Some People Like Big Government

Q: I didn’t find that your “big vs. little government” article expressed my views. I advocate “big enough” government. Only the federal government grants freedom to the people. They must be big enough to enforce it. They must be big enough to face up to big business to protect the public from bad business practices including environmental pollution. And apparently big enough to bail out the banking industry whenever they don’t do their job of managing risk. Without big enough government we are governed by the owners of big business. That’s what I want the government to protect me from.

A: You see big business as the enemy. But what is an enemy, actually? I define an enemy as someone who would initiate force against me. How, exactly, can a business — big or not — initiate force or violence against you? No business, no matter how profitable or big, can make you buy or otherwise do anything you don’t want to do. A company could be worth billions or even trillions of dollars; no matter, you cannot be made to do what you don’t want to do. If somebody did hold a gun to your head, then that’s what you’d need government protection for — but only at that point. Government should be “big enough,” you’re right, but only big enough to protect you from those who would initiate physical force, harm or violence against you.

I realize that you might not like everything a business does. For example, you might feel that a bank should give loans to more people than they do. You might feel that a television or computer producer should charge you less for a product than is currently the cost on an open market. The fact that a company is big and successful and won’t do what you feel it should do might lead you to feel that this company is mean or otherwise not pleasing to you. But in a free country, and in a capitalist system, this is your problem — not the company’s, and not the government’s.

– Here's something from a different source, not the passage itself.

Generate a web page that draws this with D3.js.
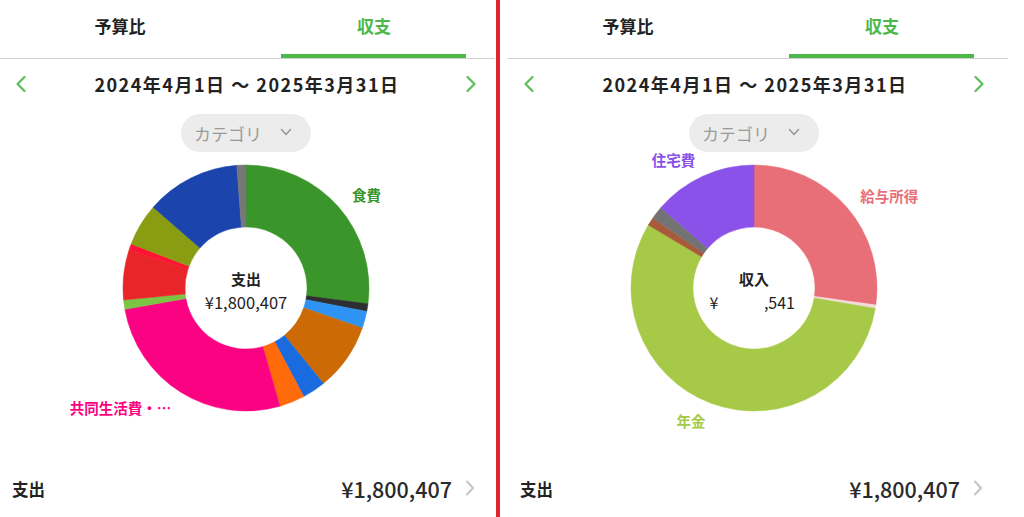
<!DOCTYPE html>
<html>
<head>
<meta charset="utf-8">
<script src="https://cdn.jsdelivr.net/npm/d3@7"></script>
<style>
  html, body { margin: 0; padding: 0; background: #fff; }
  svg { display: block; }
  text { font-family: "Noto Sans CJK JP", "Noto Sans", sans-serif; }
</style>
</head>
<body>
<svg id="chart" width="1024" height="517"></svg>
<script>
// ---- Data ----
const tabLabels = ["予算比", "収支"];
const periodLabel = "2024年4月1日 ～ 2025年3月31日";
const selectorLabel = "カテゴリ";

// Left panel: expense categories (yen)
const expenseCategories = ["食費", "その他", "日用品", "趣味・娯楽", "交通費", "交際費", "共同生活費・光熱費", "衣服・美容", "健康・医療", "教養・教育", "通信費", "水道・光熱費", "保険"];
const expenseValues = [487110, 18004, 40009, 160036, 55012, 60014, 480109, 22005, 118027, 15003, 100023, 223551, 21504];
const expenseColors = ["#3a962a", "#2e2e30", "#2e93f3", "#cc6a06", "#1a6ae0", "#ff6a0a", "#fb0282", "#7cc443", "#e8262a", "#ff1433", "#8a9c12", "#1b45ac", "#777777"];
const expenseDisplayLabels = ["食費", "", "", "", "", "", "共同生活費・…", "", "", "", "", "", ""];
const expenseTotalLabel = "支出";
const expenseTotalText = "¥1,800,407";

// Right panel: income categories (share, %)
const incomeCategories = ["給与所得", "賞与", "年金", "事業・副業", "臨時収入", "住宅費"];
const incomeValues = [27.2, 0.45, 55.9, 1.1, 1.65, 13.7];
const incomeColors = ["#e86f78", "#f3dcdc", "#a6ca48", "#a85a3a", "#737373", "#8a52e8"];
const incomeDisplayLabels = ["給与所得", "", "年金", "", "", "住宅費"];
const incomeTotalLabel = "収入";
const incomeTotalParts = ["¥", ",541"];

const footerLabel = "支出";
const footerValue = "¥1,800,407";

// ---- Drawing ----
const svg = d3.select("#chart");
const green = "#4cb84c";

function chevron(g, x, y, dir, color, w, h, sw) {
  const p = d3.path();
  if (dir === "left") { p.moveTo(x + w / 2, y - h / 2); p.lineTo(x - w / 2, y); p.lineTo(x + w / 2, y + h / 2); }
  else if (dir === "right") { p.moveTo(x - w / 2, y - h / 2); p.lineTo(x + w / 2, y); p.lineTo(x - w / 2, y + h / 2); }
  else { p.moveTo(x - w / 2, y - h / 2); p.lineTo(x, y + h / 2); p.lineTo(x + w / 2, y - h / 2); }
  g.append("path").attr("d", p.toString()).attr("fill", "none")
    .attr("stroke", color).attr("stroke-width", sw)
    .attr("stroke-linecap", "round").attr("stroke-linejoin", "round");
}

function drawPanel(ox, lineW, values, colors, labels, centerLabel, centerDraw, footerEndX) {
  const g = svg.append("g").attr("transform", `translate(${ox},0)`);

  // tabs
  g.append("text").attr("x", 120).attr("y", 25).attr("text-anchor", "middle")
    .attr("dominant-baseline", "central").attr("font-size", 17).attr("font-weight", 700)
    .attr("fill", "#222").text(tabLabels[0]);
  g.append("text").attr("x", 374).attr("y", 25).attr("text-anchor", "middle")
    .attr("dominant-baseline", "central").attr("font-size", 17).attr("font-weight", 700)
    .attr("fill", green).text(tabLabels[1]);
  g.append("rect").attr("x", 281).attr("y", 54).attr("width", 185).attr("height", 4).attr("fill", green);
  g.append("rect").attr("x", 0).attr("y", 58).attr("width", lineW).attr("height", 1).attr("fill", "#cfcfcf");

  // period row
  g.append("text").attr("x", 247).attr("y", 84).attr("text-anchor", "middle")
    .attr("dominant-baseline", "central").attr("font-size", 18).attr("font-weight", 700)
    .attr("fill", "#222").attr("letter-spacing", 1.5).text(periodLabel);
  chevron(g, 21, 84, "left", "#5cbf5c", 7, 14, 2.2);
  chevron(g, 471, 84, "right", "#5cbf5c", 7, 14, 2.2);

  // selector pill
  g.append("rect").attr("x", 181).attr("y", 114).attr("width", 130).attr("height", 38)
    .attr("rx", 19).attr("fill", "#ececec");
  g.append("text").attr("x", 228).attr("y", 133).attr("text-anchor", "middle")
    .attr("dominant-baseline", "central").attr("font-size", 17).attr("fill", "#9a9a9a")
    .text(selectorLabel);
  chevron(g, 286, 132, "down", "#9a9a9a", 9, 5, 1.6);

  // donut
  const cx = 246, cy = 288, R = 123, r = 61;
  const pie = d3.pie().sort(null).value(d => d.v);
  const data = values.map((v, i) => ({ v, c: colors[i], l: labels[i] }));
  const arcs = pie(data);
  const arc = d3.arc().innerRadius(r).outerRadius(R);
  const dg = g.append("g").attr("transform", `translate(${cx},${cy})`);
  dg.selectAll("path").data(arcs).join("path")
    .attr("d", arc).attr("fill", d => d.data.c)
    .attr("stroke", d => d.data.c).attr("stroke-width", 0.5);

  const labelArc = d3.arc().innerRadius(141).outerRadius(141);
  dg.selectAll("text.lbl").data(arcs.filter(d => d.data.l)).join("text")
    .attr("class", "lbl")
    .attr("transform", d => `translate(${labelArc.centroid(d)})`)
    .attr("text-anchor", d => ((d.startAngle + d.endAngle) / 2 < Math.PI ? "start" : "end"))
    .attr("dominant-baseline", "central")
    .attr("font-size", 14.5).attr("font-weight", 700)
    .attr("fill", d => d.data.c).text(d => d.data.l);

  // centre
  g.append("text").attr("x", cx).attr("y", 278).attr("text-anchor", "middle")
    .attr("dominant-baseline", "central").attr("font-size", 15).attr("font-weight", 700)
    .attr("fill", "#222").text(centerLabel);
  centerDraw(g, cx);

  // footer
  g.append("text").attr("x", 12).attr("y", 489).attr("dominant-baseline", "central")
    .attr("font-size", 16.5).attr("font-weight", 700).attr("fill", "#222").text(footerLabel);
  g.append("text").attr("x", footerEndX).attr("y", 488).attr("text-anchor", "end")
    .attr("dominant-baseline", "central").attr("font-size", 21.5).attr("font-weight", 500)
    .attr("fill", "#2a2a2a").text(footerValue);
  chevron(g, footerEndX + 18, 488, "right", "#c4c4c4", 6, 13, 2);
}

drawPanel(0, 495, expenseValues, expenseColors, expenseDisplayLabels, expenseTotalLabel,
  (g, cx) => {
    g.append("text").attr("x", cx).attr("y", 302).attr("text-anchor", "middle")
      .attr("dominant-baseline", "central").attr("font-size", 16.5).attr("fill", "#222")
      .text(expenseTotalText);
  }, 452);

drawPanel(508, 500, incomeValues, incomeColors, incomeDisplayLabels, incomeTotalLabel,
  (g, cx) => {
    g.append("text").attr("x", cx - 40).attr("y", 302).attr("text-anchor", "middle")
      .attr("dominant-baseline", "central").attr("font-size", 16).attr("fill", "#222")
      .text(incomeTotalParts[0]);
    g.append("text").attr("x", cx + 41).attr("y", 302).attr("text-anchor", "end")
      .attr("dominant-baseline", "central").attr("font-size", 16).attr("fill", "#222")
      .text(incomeTotalParts[1]);
  }, 452);

// red divider between the two screenshots
svg.append("rect").attr("x", 496).attr("y", 0).attr("width", 4).attr("height", 517).attr("fill", "#e0252b");
</script>
</body>
</html>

You say that sometimes businesses don’t manage their own risk, and the government must bail them out. I don’t agree. In this respect, I’m much harder on “big business” or business in general than you are. I don’t think government — and the portion of the population who pay taxes — should be responsible if a company fails to manage risk, or to please its customers. If you’re talking about banks and lending companies, by the way, I also maintain that government should have left them alone in the first place. Back in the 1990s and early 2000s, government should not have been intervening in the marketplace in such a way as to encourage or force banks to lend to people who were bad risks. Thanks to the policy of the federal government you so love, there were people who would never have received loans were it not for the actions of government officials in the Clinton and Bush administrations who wanted to make sure that “banks loan to everybody, so that every American can have a house.” These sorts of government interventions lead only to disaster. If government had been smaller in this instance, and in many other instances, the big businesses would have acted much more rationally and we would not have had the disaster we had in 2008-09.

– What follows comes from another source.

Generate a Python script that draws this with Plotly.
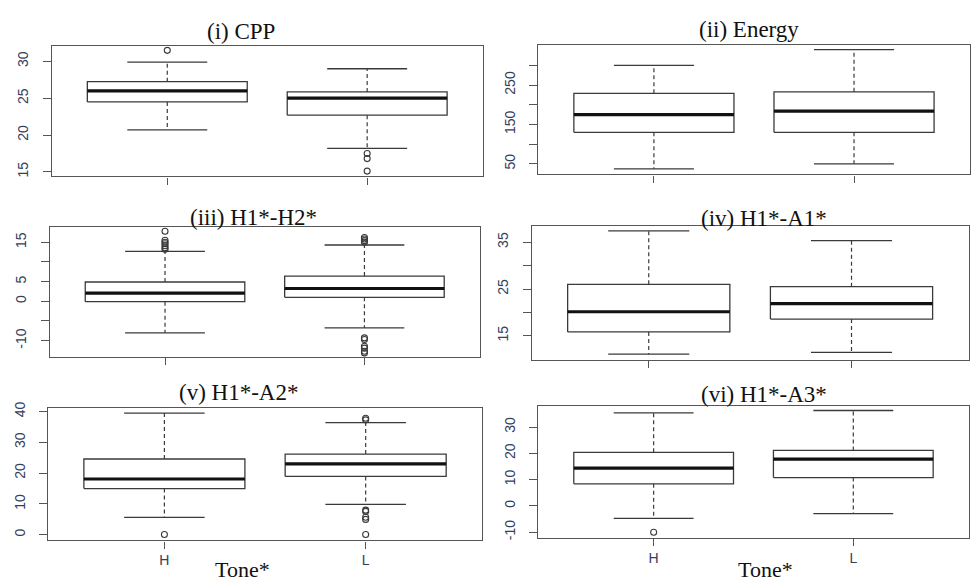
import plotly.graph_objects as go

# Tone groups
tones = ["H", "L"]

# Panel titles
titles = ["(i) CPP", "(ii) Energy", "(iii) H1*-H2*", "(iv) H1*-A1*",
          "(v) H1*-A2*", "(vi) H1*-A3*"]

# Box statistics per panel: [lower whisker, Q1, median, Q3, upper whisker]
cpp_H = [20.7, 24.5, 26.0, 27.25, 29.9]
cpp_L = [18.2, 22.7, 25.0, 25.85, 29.0]
energy_H = [37.5, 130, 175, 229, 300]
energy_L = [50, 130, 184, 233, 340]
h1h2_H = [-8.0, -0.1, 2.1, 4.9, 12.7]
h1h2_L = [-6.75, 1.0, 3.25, 6.4, 14.3]
h1a1_H = [11.1, 15.85, 20.15, 26.0, 37.4]
h1a1_L = [11.5, 18.6, 21.9, 25.5, 35.35]
h1a2_H = [5.65, 15.0, 18.1, 24.6, 39.5]
h1a2_L = [9.9, 18.95, 23.0, 26.2, 36.4]
h1a3_H = [-4.7, 8.4, 14.4, 20.4, 35.4]
h1a3_L = [-2.9, 10.8, 17.8, 21.1, 36.3]

# Outlying observations per panel
cpp_out_H = [31.5]
cpp_out_L = [17.5, 16.8, 15.1]
energy_out_H = []
energy_out_L = []
h1h2_out_H = [17.8, 15.5, 15.0, 14.6, 14.1, 13.6, 13.2]
h1h2_out_L = [16.2, 15.8, 15.4, 15.0, -9.3, -9.7, -11.4, -11.9, -12.7, -13.1]
h1a1_out_H = []
h1a1_out_L = []
h1a2_out_H = [0.1]
h1a2_out_L = [37.8, 37.3, 8.0, 7.6, 5.7, 5.0, 0.1]
h1a3_out_H = [-10.0]
h1a3_out_L = []

# Y-axis ticks (empty text = unlabeled tick)
ticks_cpp = [15, 20, 25, 30]
labels_cpp = ["15", "20", "25", "30"]
ticks_energy = [50, 100, 150, 200, 250, 300]
labels_energy = ["50", "", "150", "", "250", ""]
ticks_h1h2 = [-10, -5, 0, 5, 10, 15]
labels_h1h2 = ["-10", "", "0", "5", "", "15"]
ticks_h1a1 = [15, 20, 25, 30, 35]
labels_h1a1 = ["15", "", "25", "", "35"]
ticks_h1a2 = [0, 10, 20, 30, 40]
labels_h1a2 = ["0", "10", "20", "30", "40"]
ticks_h1a3 = [-10, 0, 10, 20, 30]
labels_h1a3 = ["-10", "0", "10", "20", "30"]

panels = [
    dict(stats=[cpp_H, cpp_L], out=[cpp_out_H, cpp_out_L],
         ticks=ticks_cpp, labels=labels_cpp, yr=[14.39, 32.04],
         px=[52, 483], py=[40, 172]),
    dict(stats=[energy_H, energy_L], out=[energy_out_H, energy_out_L],
         ticks=ticks_energy, labels=labels_energy, yr=[23.3, 350.8],
         px=[539, 970.5], py=[39, 170]),
    dict(stats=[h1h2_H, h1h2_L], out=[h1h2_out_H, h1h2_out_L],
         ticks=ticks_h1h2, labels=labels_h1h2, yr=[-14.2, 18.9],
         px=[50, 480], py=[223.3, 355.7]),
    dict(stats=[h1a1_H, h1a1_L], out=[h1a1_out_H, h1a1_out_L],
         ticks=ticks_h1a1, labels=labels_h1a1, yr=[9.9, 38.4],
         px=[532.3, 969.5], py=[222.7, 358.3]),
    dict(stats=[h1a2_H, h1a2_L], out=[h1a2_out_H, h1a2_out_L],
         ticks=ticks_h1a2, labels=labels_h1a2, yr=[-1.8, 41.0],
         px=[48.3, 482.3], py=[407.7, 541.7]),
    dict(stats=[h1a3_H, h1a3_L], out=[h1a3_out_H, h1a3_out_L],
         ticks=ticks_h1a3, labels=labels_h1a3, yr=[-12.2, 38.1],
         px=[539, 969.5], py=[405, 539.3]),
]

W, H = 971, 585
BOX_HALF = 0.4
STAPLE_HALF = 0.2
LINE = "#3a3a3a"
TICKCOL = "#34405a"
TICKFONT = dict(family="Liberation Sans, Arial, sans-serif", size=14, color=TICKCOL)

fig = go.Figure()
layout = {}

for k, p in enumerate(panels, start=1):
    xa, ya = f"x{k}", f"y{k}"
    bx, by, mx, my, wx, wy, sx, sy, ox, oy = ([] for _ in range(10))
    for i, (st, outs) in enumerate(zip(p["stats"], p["out"])):
        lo, q1, med, q3, hi = st
        bx += [i - BOX_HALF, i + BOX_HALF, i + BOX_HALF, i - BOX_HALF, i - BOX_HALF, None]
        by += [q1, q1, q3, q3, q1, None]
        mx += [i - BOX_HALF, i + BOX_HALF, None]
        my += [med, med, None]
        wx += [i, i, None, i, i, None]
        wy += [q3, hi, None, q1, lo, None]
        sx += [i - STAPLE_HALF, i + STAPLE_HALF, None, i - STAPLE_HALF, i + STAPLE_HALF, None]
        sy += [hi, hi, None, lo, lo, None]
        ox += [i] * len(outs)
        oy += list(outs)

    common = dict(xaxis=xa, yaxis=ya, showlegend=False, hoverinfo="skip")
    fig.add_trace(go.Scatter(x=wx, y=wy, mode="lines",
                             line=dict(color=LINE, width=1.2, dash="4px,3px"), **common))
    fig.add_trace(go.Scatter(x=sx, y=sy, mode="lines",
                             line=dict(color=LINE, width=1.3), **common))
    fig.add_trace(go.Scatter(x=bx, y=by, mode="lines",
                             line=dict(color=LINE, width=1.3), **common))
    fig.add_trace(go.Scatter(x=mx, y=my, mode="lines",
                             line=dict(color="#111111", width=3.2), **common))
    if ox:
        fig.add_trace(go.Scatter(x=ox, y=oy, mode="markers",
                                 marker=dict(symbol="circle-open", size=6,
                                             color=LINE, line=dict(width=1.1)),
                                 **common))

    suffix = "" if k == 1 else str(k)
    layout[f"xaxis{suffix}"] = dict(
        domain=[p["px"][0] / W, p["px"][1] / W], anchor=ya,
        range=[-0.577, 1.577], tickvals=[0, 1], ticktext=tones,
        showticklabels=k >= 5, ticks="outside", ticklen=7, tickwidth=1.2,
        tickcolor="#555555", showline=True, linecolor="#555555", linewidth=1.3,
        mirror=True, showgrid=False, zeroline=False, ticklabelstandoff=0,
        tickfont=TICKFONT,
    )
    layout[f"yaxis{suffix}"] = dict(
        domain=[1 - p["py"][1] / H, 1 - p["py"][0] / H], anchor=xa,
        range=p["yr"], tickvals=p["ticks"], ticktext=p["labels"], tickangle=-90,
        ticks="outside", ticklen=8, tickwidth=1.2, tickcolor="#555555",
        showline=True, linecolor="#555555", linewidth=1.3, mirror=True,
        showgrid=False, zeroline=False, ticklabelstandoff=9,
        tickfont=TICKFONT,
    )

# Title positions (pixel centres)
title_pos = [(241, 25), (750, 23), (254, 214), (765, 215), (239, 392), (765, 394)]
annotations = []
for t, (cx, cy) in zip(titles, title_pos):
    annotations.append(dict(text=t, x=cx / W, y=1 - cy / H, xref="paper", yref="paper",
                            xanchor="center", yanchor="middle", showarrow=False,
                            font=dict(family="Liberation Serif, Times New Roman, serif",
                                      size=23, color="#111111")))
for cx in (243, 766):
    annotations.append(dict(text="Tone*", x=cx / W, y=1 - 571 / H, xref="paper", yref="paper",
                            xanchor="center", yanchor="middle", showarrow=False,
                            font=dict(family="Liberation Serif, Times New Roman, serif",
                                      size=22, color="#111111")))

fig.update_layout(
    width=W, height=H, margin=dict(l=0, r=0, t=0, b=0),
    paper_bgcolor="white", plot_bgcolor="white",
    annotations=annotations, **layout,
)

fig.write_html("out.html")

As for pollution, of course a company should be held liable for doing objective damage to the property of another. But this is not the same as using government to decide how much energy or fuel people should use, and micromanaging every last detail of every business owner’s life to prevent any risk or loss whatsoever. Holding people accountable is one thing, but assuming businesses are guilty from the get-go, and must be regulated into oblivion, is not the same thing. You might like the idea of your big, “caring” government outlawing all kinds of things that might or might not do damage to the environment, but I’m sure you don’t like it when, year after year, the economy stops growing and the standard of living starts to slowly go down for everyone, as is now happening. The Obama Administration is piling on more EPA regulations than any administration before it, which is saying something, because administrations before it did a lot of damage to the economy as well. Do you care so much about ridding the environment of every last little potential risk that you’re willing to forego the comfortable life that people in the United States have come to take for granted? Good luck with that, but I for one want no part of it. A government “big enough” to do this is no government that I want.

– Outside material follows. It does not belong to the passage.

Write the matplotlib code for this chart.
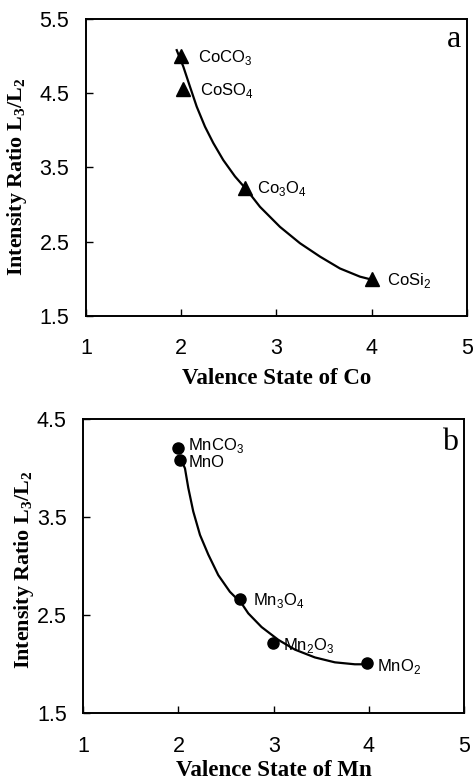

Freedom is not your enemy. Free people are not your enemy. Unless you hate the sight of success, or feel that it threatens you in some way, you have nothing to fear or loathe in a free society, including a capitalist society. All you need protection from is the force of thugs, thieves, terrorists and con artists. You claim that without big government we are governed by the owners of big business. How is this, exactly? Government has the power to fine people, put people in jail, and even execute people in some cases. What private business has this power? It’s true that big businesses have a lot of power over their resources and products—BECAUSE THEY OWN THEM. You might want or need those products. But without a big business to produce those things, you’d be without them. Government provides none of this. Why aren’t you thanking big business rather than claiming you need protection from it? The only time to thank government is when it protects you from a thief, a violent criminal, an invading army or a terrorist. By all means, thank government for protection from these things. But don’t thank government for protecting you from the “tyranny” of the productive, the enterprising and the profit-makers who make your life infinitely more comfortable, reasonable and tenable than if these profit-makers had never existed.

Oh, and one more thing. Government does not grant us our rights. Government (at least ideally) protects them. We have rights whether government chooses to recognize them or not. Don’t look to the federal government to grant you your rights. The way things are going, the federal government we know today is much more likely to trample on them than protect them. It’s the complacency and wrong-headedness of the views you expressed which have turned our country from a robust and free nation into one now in decline.